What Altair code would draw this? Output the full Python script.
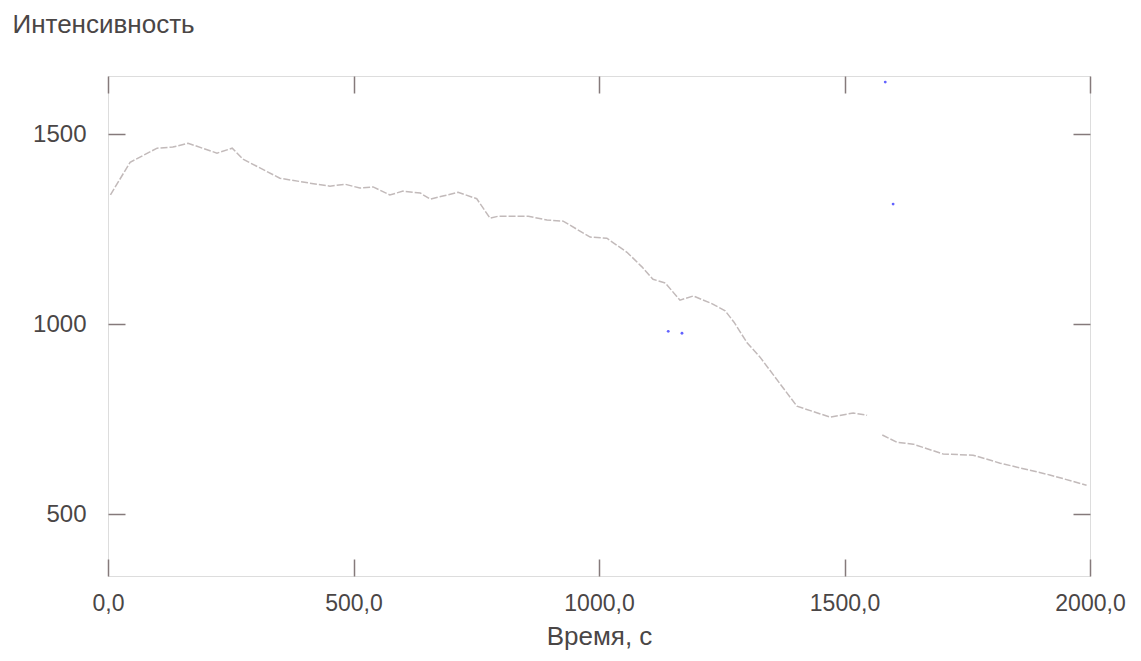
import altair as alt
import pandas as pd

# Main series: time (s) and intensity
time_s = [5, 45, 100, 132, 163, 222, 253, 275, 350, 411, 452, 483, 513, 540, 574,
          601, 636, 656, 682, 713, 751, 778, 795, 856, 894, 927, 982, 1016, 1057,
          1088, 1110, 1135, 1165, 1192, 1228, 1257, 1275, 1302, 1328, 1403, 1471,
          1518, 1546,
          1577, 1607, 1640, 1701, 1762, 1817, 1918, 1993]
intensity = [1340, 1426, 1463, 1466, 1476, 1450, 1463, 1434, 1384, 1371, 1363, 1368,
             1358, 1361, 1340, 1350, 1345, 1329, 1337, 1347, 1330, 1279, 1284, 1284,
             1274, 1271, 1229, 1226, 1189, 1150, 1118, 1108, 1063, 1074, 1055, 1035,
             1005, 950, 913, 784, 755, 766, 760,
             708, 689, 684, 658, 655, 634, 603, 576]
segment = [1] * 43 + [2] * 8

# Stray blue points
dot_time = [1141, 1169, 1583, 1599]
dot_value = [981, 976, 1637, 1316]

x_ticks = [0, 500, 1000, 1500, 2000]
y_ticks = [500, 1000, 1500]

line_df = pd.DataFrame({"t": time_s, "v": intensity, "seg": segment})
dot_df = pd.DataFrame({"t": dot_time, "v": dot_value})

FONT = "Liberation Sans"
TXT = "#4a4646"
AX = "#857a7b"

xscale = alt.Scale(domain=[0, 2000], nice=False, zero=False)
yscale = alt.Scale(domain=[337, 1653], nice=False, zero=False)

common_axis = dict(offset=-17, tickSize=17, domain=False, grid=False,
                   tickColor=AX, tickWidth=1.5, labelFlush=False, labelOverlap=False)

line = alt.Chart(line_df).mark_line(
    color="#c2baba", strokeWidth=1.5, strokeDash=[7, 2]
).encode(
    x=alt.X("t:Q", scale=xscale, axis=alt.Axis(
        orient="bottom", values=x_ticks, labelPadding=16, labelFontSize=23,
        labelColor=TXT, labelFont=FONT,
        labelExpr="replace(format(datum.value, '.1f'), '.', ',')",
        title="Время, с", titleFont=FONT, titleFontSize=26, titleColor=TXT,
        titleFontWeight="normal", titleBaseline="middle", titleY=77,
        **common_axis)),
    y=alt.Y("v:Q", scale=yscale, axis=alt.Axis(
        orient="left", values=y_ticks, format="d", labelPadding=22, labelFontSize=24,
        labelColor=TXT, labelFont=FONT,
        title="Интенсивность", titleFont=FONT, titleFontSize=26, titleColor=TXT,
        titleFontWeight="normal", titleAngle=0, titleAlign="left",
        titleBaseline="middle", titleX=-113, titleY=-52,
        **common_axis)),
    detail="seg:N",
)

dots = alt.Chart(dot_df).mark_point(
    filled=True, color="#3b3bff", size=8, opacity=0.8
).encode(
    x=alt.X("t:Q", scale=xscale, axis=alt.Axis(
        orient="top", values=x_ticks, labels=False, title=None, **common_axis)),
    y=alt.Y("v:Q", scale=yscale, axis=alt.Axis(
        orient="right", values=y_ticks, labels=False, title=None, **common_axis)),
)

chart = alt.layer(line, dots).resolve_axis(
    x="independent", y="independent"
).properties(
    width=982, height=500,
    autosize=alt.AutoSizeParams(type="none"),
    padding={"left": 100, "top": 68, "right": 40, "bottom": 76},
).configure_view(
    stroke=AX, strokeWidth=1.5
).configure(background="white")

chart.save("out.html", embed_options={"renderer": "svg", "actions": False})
_ _ _ _ _ _ _
Every line from the start of the listing above through the line with "import pandas as pd" should be repeated exactly; skip the pictures and add nothing else.

What Altair code would draw this? Output the full Python script.
import altair as alt
import pandas as pd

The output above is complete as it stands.